▸ Short problem
Can all of these lines be returned exactly?

══ Record set

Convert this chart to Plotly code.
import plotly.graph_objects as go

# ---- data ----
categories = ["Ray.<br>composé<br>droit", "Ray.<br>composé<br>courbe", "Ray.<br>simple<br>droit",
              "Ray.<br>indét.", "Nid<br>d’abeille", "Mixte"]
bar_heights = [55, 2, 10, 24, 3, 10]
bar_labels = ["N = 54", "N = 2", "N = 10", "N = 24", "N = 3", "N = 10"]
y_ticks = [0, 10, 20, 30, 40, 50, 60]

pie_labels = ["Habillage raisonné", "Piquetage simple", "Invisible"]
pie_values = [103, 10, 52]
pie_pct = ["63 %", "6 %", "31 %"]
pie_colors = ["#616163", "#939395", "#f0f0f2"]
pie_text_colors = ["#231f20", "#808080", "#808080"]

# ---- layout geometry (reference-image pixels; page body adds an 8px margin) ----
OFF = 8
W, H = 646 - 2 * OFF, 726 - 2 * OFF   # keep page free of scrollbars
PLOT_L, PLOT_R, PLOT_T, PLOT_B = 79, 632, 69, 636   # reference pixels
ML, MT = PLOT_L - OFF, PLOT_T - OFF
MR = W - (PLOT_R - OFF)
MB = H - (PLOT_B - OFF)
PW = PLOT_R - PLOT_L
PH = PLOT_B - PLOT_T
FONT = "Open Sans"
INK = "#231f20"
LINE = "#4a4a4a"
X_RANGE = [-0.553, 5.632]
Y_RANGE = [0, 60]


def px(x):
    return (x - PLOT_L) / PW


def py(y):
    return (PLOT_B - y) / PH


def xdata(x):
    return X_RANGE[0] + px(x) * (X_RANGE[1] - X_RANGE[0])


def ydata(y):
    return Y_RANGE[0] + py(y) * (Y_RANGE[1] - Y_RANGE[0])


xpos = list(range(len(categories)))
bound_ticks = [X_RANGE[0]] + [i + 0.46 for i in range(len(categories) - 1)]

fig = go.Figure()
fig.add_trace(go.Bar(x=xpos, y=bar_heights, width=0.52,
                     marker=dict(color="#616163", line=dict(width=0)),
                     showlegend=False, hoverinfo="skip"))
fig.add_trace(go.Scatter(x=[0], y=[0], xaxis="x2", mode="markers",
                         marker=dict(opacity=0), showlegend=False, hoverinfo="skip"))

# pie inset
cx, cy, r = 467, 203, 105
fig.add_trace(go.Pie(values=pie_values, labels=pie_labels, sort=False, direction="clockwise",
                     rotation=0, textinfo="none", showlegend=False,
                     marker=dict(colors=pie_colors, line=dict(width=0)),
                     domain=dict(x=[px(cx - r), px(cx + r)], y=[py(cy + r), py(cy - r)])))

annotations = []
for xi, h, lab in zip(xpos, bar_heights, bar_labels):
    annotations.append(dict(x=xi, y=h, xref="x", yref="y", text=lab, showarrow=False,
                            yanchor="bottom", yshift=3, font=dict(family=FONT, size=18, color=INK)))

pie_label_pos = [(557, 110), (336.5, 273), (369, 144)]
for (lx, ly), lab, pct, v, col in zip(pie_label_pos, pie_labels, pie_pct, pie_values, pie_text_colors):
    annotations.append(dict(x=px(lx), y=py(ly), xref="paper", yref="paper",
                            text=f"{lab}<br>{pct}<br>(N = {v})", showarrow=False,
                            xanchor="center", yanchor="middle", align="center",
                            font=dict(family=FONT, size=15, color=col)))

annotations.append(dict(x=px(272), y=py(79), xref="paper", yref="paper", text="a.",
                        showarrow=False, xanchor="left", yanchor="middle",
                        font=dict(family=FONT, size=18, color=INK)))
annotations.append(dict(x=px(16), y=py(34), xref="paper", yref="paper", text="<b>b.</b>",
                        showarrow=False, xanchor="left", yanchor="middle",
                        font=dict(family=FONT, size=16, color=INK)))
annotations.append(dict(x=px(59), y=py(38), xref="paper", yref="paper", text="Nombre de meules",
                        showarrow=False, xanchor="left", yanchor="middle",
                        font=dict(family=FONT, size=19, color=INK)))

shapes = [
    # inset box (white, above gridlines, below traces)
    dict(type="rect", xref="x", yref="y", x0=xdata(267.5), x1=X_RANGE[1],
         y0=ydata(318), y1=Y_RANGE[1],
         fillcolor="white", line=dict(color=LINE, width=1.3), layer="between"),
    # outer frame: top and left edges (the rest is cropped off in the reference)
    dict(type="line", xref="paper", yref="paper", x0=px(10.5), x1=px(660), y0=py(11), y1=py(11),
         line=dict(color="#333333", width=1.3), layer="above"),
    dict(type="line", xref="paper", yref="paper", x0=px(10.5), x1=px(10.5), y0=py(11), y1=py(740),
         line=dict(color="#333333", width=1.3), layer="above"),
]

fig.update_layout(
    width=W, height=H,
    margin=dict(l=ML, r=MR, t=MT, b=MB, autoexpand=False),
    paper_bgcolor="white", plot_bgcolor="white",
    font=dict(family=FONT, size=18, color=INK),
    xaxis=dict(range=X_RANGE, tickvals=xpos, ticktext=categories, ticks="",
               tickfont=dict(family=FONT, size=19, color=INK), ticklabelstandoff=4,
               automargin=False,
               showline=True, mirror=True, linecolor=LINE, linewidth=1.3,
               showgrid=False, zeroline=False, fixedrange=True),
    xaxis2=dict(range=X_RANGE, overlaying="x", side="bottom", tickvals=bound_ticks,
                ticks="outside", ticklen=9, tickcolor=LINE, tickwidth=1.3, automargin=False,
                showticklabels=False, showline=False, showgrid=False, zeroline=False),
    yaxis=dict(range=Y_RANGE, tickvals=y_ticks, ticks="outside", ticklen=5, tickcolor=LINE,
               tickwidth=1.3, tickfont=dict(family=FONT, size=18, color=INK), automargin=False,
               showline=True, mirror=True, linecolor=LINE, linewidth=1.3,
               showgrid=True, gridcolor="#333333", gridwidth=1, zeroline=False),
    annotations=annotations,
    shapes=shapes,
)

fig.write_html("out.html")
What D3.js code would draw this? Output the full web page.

════

▸ Worked solution
Convert this chart to Plotly code.
import plotly.graph_objects as go

# ---- data ----
categories = ["Ray.<br>composé<br>droit", "Ray.<br>composé<br>courbe", "Ray.<br>simple<br>droit",
              "Ray.<br>indét.", "Nid<br>d’abeille", "Mixte"]
bar_heights = [55, 2, 10, 24, 3, 10]
bar_labels = ["N = 54", "N = 2", "N = 10", "N = 24", "N = 3", "N = 10"]
y_ticks = [0, 10, 20, 30, 40, 50, 60]

pie_labels = ["Habillage raisonné", "Piquetage simple", "Invisible"]
pie_values = [103, 10, 52]
pie_pct = ["63 %", "6 %", "31 %"]
pie_colors = ["#616163", "#939395", "#f0f0f2"]
pie_text_colors = ["#231f20", "#808080", "#808080"]

# ---- layout geometry (reference-image pixels; page body adds an 8px margin) ----
OFF = 8
W, H = 646 - 2 * OFF, 726 - 2 * OFF   # keep page free of scrollbars
PLOT_L, PLOT_R, PLOT_T, PLOT_B = 79, 632, 69, 636   # reference pixels
ML, MT = PLOT_L - OFF, PLOT_T - OFF
MR = W - (PLOT_R - OFF)
MB = H - (PLOT_B - OFF)
PW = PLOT_R - PLOT_L
PH = PLOT_B - PLOT_T
FONT = "Open Sans"
INK = "#231f20"
LINE = "#4a4a4a"
X_RANGE = [-0.553, 5.632]
Y_RANGE = [0, 60]


def px(x):
    return (x - PLOT_L) / PW


def py(y):
    return (PLOT_B - y) / PH


def xdata(x):
    return X_RANGE[0] + px(x) * (X_RANGE[1] - X_RANGE[0])


def ydata(y):
    return Y_RANGE[0] + py(y) * (Y_RANGE[1] - Y_RANGE[0])


xpos = list(range(len(categories)))
bound_ticks = [X_RANGE[0]] + [i + 0.46 for i in range(len(categories) - 1)]

fig = go.Figure()
fig.add_trace(go.Bar(x=xpos, y=bar_heights, width=0.52,
                     marker=dict(color="#616163", line=dict(width=0)),
                     showlegend=False, hoverinfo="skip"))
fig.add_trace(go.Scatter(x=[0], y=[0], xaxis="x2", mode="markers",
                         marker=dict(opacity=0), showlegend=False, hoverinfo="skip"))

# pie inset
cx, cy, r = 467, 203, 105
fig.add_trace(go.Pie(values=pie_values, labels=pie_labels, sort=False, direction="clockwise",
                     rotation=0, textinfo="none", showlegend=False,
                     marker=dict(colors=pie_colors, line=dict(width=0)),
                     domain=dict(x=[px(cx - r), px(cx + r)], y=[py(cy + r), py(cy - r)])))

annotations = []
for xi, h, lab in zip(xpos, bar_heights, bar_labels):
    annotations.append(dict(x=xi, y=h, xref="x", yref="y", text=lab, showarrow=False,
                            yanchor="bottom", yshift=3, font=dict(family=FONT, size=18, color=INK)))

pie_label_pos = [(557, 110), (336.5, 273), (369, 144)]
for (lx, ly), lab, pct, v, col in zip(pie_label_pos, pie_labels, pie_pct, pie_values, pie_text_colors):
    annotations.append(dict(x=px(lx), y=py(ly), xref="paper", yref="paper",
                            text=f"{lab}<br>{pct}<br>(N = {v})", showarrow=False,
                            xanchor="center", yanchor="middle", align="center",
                            font=dict(family=FONT, size=15, color=col)))

annotations.append(dict(x=px(272), y=py(79), xref="paper", yref="paper", text="a.",
                        showarrow=False, xanchor="left", yanchor="middle",
                        font=dict(family=FONT, size=18, color=INK)))
annotations.append(dict(x=px(16), y=py(34), xref="paper", yref="paper", text="<b>b.</b>",
                        showarrow=False, xanchor="left", yanchor="middle",
                        font=dict(family=FONT, size=16, color=INK)))
annotations.append(dict(x=px(59), y=py(38), xref="paper", yref="paper", text="Nombre de meules",
                        showarrow=False, xanchor="left", yanchor="middle",
                        font=dict(family=FONT, size=19, color=INK)))

shapes = [
    # inset box (white, above gridlines, below traces)
    dict(type="rect", xref="x", yref="y", x0=xdata(267.5), x1=X_RANGE[1],
         y0=ydata(318), y1=Y_RANGE[1],
         fillcolor="white", line=dict(color=LINE, width=1.3), layer="between"),
    # outer frame: top and left edges (the rest is cropped off in the reference)
    dict(type="line", xref="paper", yref="paper", x0=px(10.5), x1=px(660), y0=py(11), y1=py(11),
         line=dict(color="#333333", width=1.3), layer="above"),
    dict(type="line", xref="paper", yref="paper", x0=px(10.5), x1=px(10.5), y0=py(11), y1=py(740),
         line=dict(color="#333333", width=1.3), layer="above"),
]

fig.update_layout(
    width=W, height=H,
    margin=dict(l=ML, r=MR, t=MT, b=MB, autoexpand=False),
    paper_bgcolor="white", plot_bgcolor="white",
    font=dict(family=FONT, size=18, color=INK),
    xaxis=dict(range=X_RANGE, tickvals=xpos, ticktext=categories, ticks="",
               tickfont=dict(family=FONT, size=19, color=INK), ticklabelstandoff=4,
               automargin=False,
               showline=True, mirror=True, linecolor=LINE, linewidth=1.3,
               showgrid=False, zeroline=False, fixedrange=True),
    xaxis2=dict(range=X_RANGE, overlaying="x", side="bottom", tickvals=bound_ticks,
                ticks="outside", ticklen=9, tickcolor=LINE, tickwidth=1.3, automargin=False,
                showticklabels=False, showline=False, showgrid=False, zeroline=False),
    yaxis=dict(range=Y_RANGE, tickvals=y_ticks, ticks="outside", ticklen=5, tickcolor=LINE,
               tickwidth=1.3, tickfont=dict(family=FONT, size=18, color=INK), automargin=False,
               showline=True, mirror=True, linecolor=LINE, linewidth=1.3,
               showgrid=True, gridcolor="#333333", gridwidth=1, zeroline=False),
    annotations=annotations,
    shapes=shapes,
)

fig.write_html("out.html")
What D3.js code would draw this? Output the full web page.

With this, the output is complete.